Winning the title last year meant Zidar's team received first crack at equipment this year, a nice spoil considering there are limited pickings when it comes to sizes and preferences.
Walsh limped off LaBar Field, the football team's practice facility, Sunday, his right hand clenching tight his helmet after his team's 7-6 defeat at the hands of Keenan.
There was no scoreboard to share that final score, no clock besides the ones on the wrists of the officials.
Dillon was one of two wild-cards in this year's playoffs.
In other words, a far cry from the team that finished 14th the previous year. The one that had slim pickings when it came to equipment. That won't be the case next year.

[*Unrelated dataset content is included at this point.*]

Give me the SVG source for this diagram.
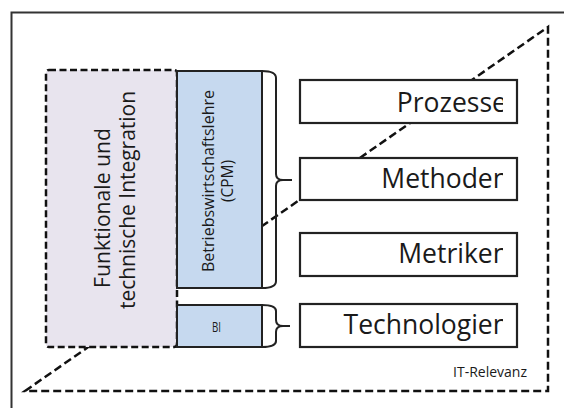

"A bunch of our guys this year were playing with big pants," Walsh said. "The shorter pants go first."
Patrick Mazza was about to go to the training table inside the Guglielmino Athletics Complex last Sunday, just across the street from where the semifinals were being played.
Mazza and other Irish players are frequent visitors to interhall games. Malik Zaire made an appearance. He also coaches a women's dorm team. Those games are of the flag variety, but the end game is the same: a chance to play in the stadium.

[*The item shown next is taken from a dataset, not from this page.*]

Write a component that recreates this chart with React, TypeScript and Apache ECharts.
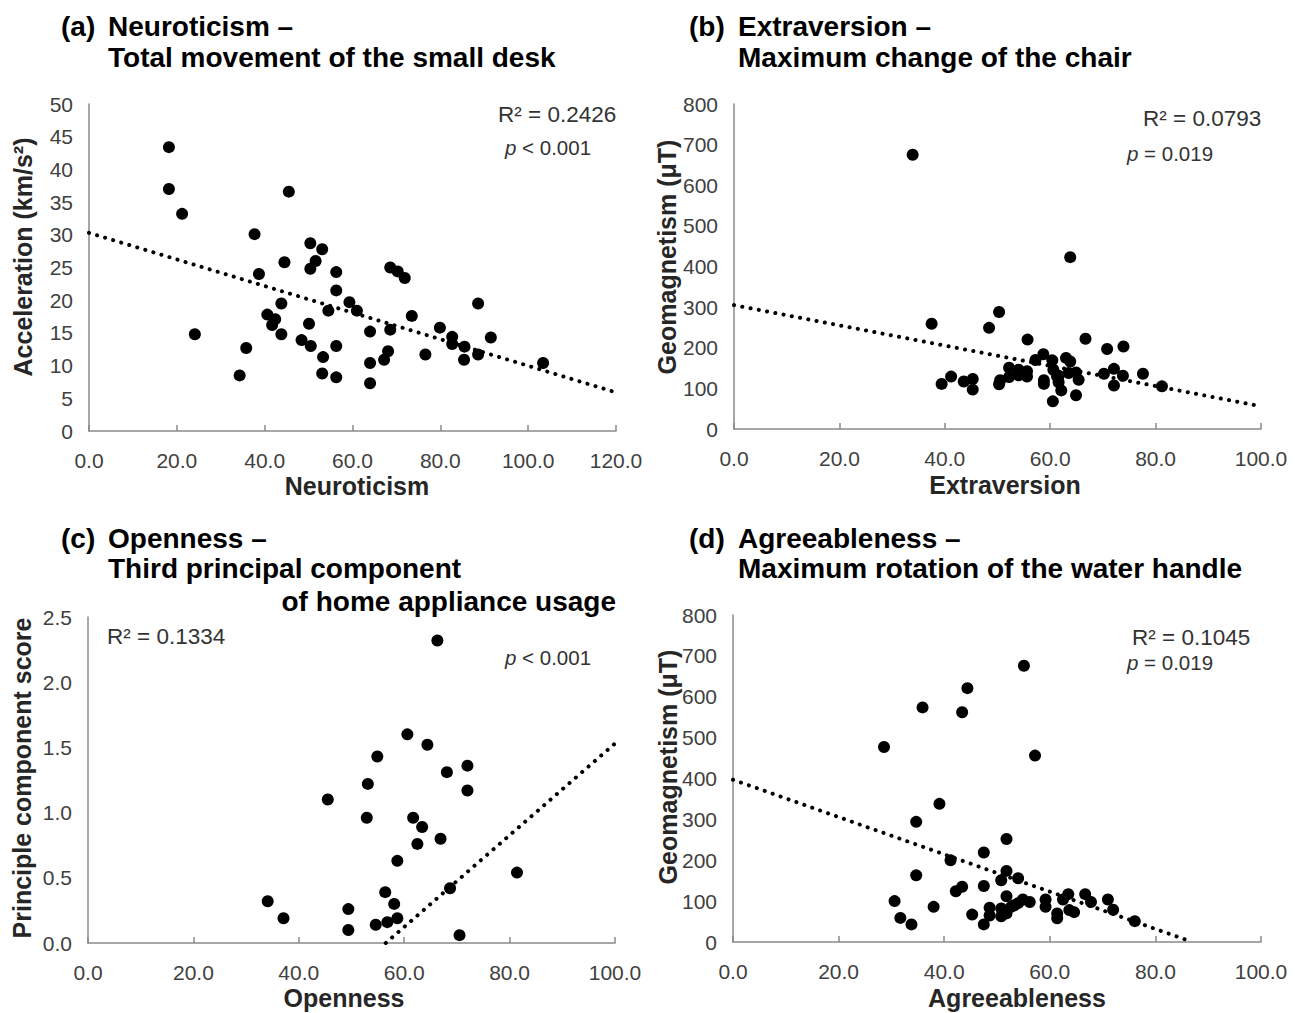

That's an opportunity that so far has eluded Mazza, a scout-teamer who has offered some coaching tips to his old dorm mates. He dresses for home games, but doesn't travel with the team.

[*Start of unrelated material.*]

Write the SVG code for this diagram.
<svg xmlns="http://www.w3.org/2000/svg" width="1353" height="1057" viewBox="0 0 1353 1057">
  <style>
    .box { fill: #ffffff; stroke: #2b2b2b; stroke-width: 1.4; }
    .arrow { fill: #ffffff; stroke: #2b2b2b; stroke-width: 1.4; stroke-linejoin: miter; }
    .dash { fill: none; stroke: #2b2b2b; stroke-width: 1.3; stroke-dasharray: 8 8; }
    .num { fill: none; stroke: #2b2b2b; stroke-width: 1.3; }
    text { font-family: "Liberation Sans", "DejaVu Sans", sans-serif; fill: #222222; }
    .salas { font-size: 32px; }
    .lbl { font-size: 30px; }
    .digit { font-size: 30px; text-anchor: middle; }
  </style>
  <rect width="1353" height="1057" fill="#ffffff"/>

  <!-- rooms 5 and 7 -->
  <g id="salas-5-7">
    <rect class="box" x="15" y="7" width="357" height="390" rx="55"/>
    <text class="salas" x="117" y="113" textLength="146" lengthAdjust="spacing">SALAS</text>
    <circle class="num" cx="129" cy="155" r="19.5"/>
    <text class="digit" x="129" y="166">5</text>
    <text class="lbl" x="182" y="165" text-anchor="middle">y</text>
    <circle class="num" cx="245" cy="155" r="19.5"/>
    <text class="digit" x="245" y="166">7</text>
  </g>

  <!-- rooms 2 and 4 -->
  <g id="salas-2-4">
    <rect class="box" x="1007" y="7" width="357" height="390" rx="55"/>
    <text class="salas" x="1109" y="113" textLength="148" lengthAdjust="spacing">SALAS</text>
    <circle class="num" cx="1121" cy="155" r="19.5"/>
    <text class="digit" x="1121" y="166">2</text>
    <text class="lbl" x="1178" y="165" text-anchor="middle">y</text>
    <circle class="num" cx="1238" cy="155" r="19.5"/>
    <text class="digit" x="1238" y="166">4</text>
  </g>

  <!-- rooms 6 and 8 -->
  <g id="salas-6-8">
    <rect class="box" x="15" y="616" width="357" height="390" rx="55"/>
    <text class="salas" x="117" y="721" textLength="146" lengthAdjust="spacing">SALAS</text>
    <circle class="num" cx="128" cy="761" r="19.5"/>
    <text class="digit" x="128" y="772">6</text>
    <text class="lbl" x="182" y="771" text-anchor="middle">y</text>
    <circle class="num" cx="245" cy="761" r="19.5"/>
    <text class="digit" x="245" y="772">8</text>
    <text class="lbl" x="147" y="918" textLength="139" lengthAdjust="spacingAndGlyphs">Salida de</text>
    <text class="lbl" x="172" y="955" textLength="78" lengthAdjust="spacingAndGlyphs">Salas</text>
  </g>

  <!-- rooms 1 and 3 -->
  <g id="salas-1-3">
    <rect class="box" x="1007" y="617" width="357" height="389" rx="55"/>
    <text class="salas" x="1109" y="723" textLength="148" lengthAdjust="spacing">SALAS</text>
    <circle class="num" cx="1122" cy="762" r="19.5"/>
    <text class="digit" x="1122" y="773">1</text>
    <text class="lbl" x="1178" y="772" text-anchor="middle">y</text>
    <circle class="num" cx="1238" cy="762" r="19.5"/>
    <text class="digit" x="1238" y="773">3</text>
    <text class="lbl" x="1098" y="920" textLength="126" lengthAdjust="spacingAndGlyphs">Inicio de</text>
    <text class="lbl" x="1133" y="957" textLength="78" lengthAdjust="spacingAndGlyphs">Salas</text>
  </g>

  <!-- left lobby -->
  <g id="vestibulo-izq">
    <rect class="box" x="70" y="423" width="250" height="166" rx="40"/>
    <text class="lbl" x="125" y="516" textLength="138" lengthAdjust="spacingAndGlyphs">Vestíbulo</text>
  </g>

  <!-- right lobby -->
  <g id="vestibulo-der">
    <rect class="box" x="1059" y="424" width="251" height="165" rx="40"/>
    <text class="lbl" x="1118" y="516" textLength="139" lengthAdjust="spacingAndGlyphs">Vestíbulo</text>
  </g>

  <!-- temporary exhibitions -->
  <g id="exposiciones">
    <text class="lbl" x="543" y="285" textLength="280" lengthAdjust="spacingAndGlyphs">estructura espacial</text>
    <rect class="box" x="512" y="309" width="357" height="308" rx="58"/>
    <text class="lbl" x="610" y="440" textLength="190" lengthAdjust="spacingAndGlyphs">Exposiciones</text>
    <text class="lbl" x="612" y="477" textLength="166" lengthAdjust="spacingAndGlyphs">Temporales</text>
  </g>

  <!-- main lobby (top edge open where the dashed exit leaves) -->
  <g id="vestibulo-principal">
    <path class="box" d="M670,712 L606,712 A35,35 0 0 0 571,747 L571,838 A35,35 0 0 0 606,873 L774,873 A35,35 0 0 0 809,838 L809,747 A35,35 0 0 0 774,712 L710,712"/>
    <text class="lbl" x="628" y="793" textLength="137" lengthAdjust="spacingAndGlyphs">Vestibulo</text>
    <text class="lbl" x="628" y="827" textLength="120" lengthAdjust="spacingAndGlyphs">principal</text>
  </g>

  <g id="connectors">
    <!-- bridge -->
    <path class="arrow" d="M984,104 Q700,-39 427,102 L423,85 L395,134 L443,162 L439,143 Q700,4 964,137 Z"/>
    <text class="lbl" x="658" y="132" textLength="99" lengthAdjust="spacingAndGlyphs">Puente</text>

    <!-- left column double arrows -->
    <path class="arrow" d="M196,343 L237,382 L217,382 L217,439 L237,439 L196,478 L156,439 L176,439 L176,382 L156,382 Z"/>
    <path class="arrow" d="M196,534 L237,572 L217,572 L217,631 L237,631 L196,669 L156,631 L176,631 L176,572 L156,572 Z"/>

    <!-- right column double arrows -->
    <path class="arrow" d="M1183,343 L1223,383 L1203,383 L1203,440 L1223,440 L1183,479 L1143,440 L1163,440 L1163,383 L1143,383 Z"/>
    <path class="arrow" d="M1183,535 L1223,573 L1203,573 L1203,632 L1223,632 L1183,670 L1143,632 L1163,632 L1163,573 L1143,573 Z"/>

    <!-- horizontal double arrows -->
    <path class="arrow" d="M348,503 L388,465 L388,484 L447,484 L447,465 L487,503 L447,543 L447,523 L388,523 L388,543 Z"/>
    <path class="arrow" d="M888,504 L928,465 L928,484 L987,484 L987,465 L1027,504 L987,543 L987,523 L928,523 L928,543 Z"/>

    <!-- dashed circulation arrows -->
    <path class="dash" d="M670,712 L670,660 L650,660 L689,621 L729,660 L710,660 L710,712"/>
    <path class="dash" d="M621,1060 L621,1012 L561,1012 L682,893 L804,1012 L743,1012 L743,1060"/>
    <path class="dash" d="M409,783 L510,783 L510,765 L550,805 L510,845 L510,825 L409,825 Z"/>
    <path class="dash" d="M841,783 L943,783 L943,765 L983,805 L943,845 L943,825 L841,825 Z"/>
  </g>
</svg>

"I knew it was going to be tough, but it's always disappointing when you spend hours and hours every day (practicing)," said Mazza, whose parents, sister and grandfather attended Notre Dame. "You're always trying to be the best you can be. You're not trying to be on a team to not play. At the same time, as long as you're doing your job, that's something you can be proud of. It's disappointing but it's not something I'm upset or angry about."
Mazza isn't the first player the Irish have plucked from interhall ball. He likely won't be the last.
David Ruffin was a sophomore in 2008 when he walked on as a kicker. He went on to convert 23 consecutive field goals, a school record.
But Mazza and Ruffin are the exception to the rule in interhall ball. Most players don't have aspirations of suiting up on Saturdays. Most play for the camaraderie, for bragging rights, or to stay in shape.
Mazza, who used to frequent Notre Dame football games four or five times a year when he was a kid, once was one of those players.
Now, thanks to interhall, he's a varsity football player. Basketball came back around during Mazza's junior year. He was offered that walk-on spot on the basketball team he used to want so dearly. By then it was too late.
"They couldn't believe it when I first told them," Mazza said of his family when they found out he earned a spot as a football walk-on. "They were like, 'What? You mean basketball? You're playing basketball?'
"I'm like, 'No, I'm playing football.' They were like, 'How the hell did that happen?' "
"I really don't know," Mazza said. "It kind of worked out like that."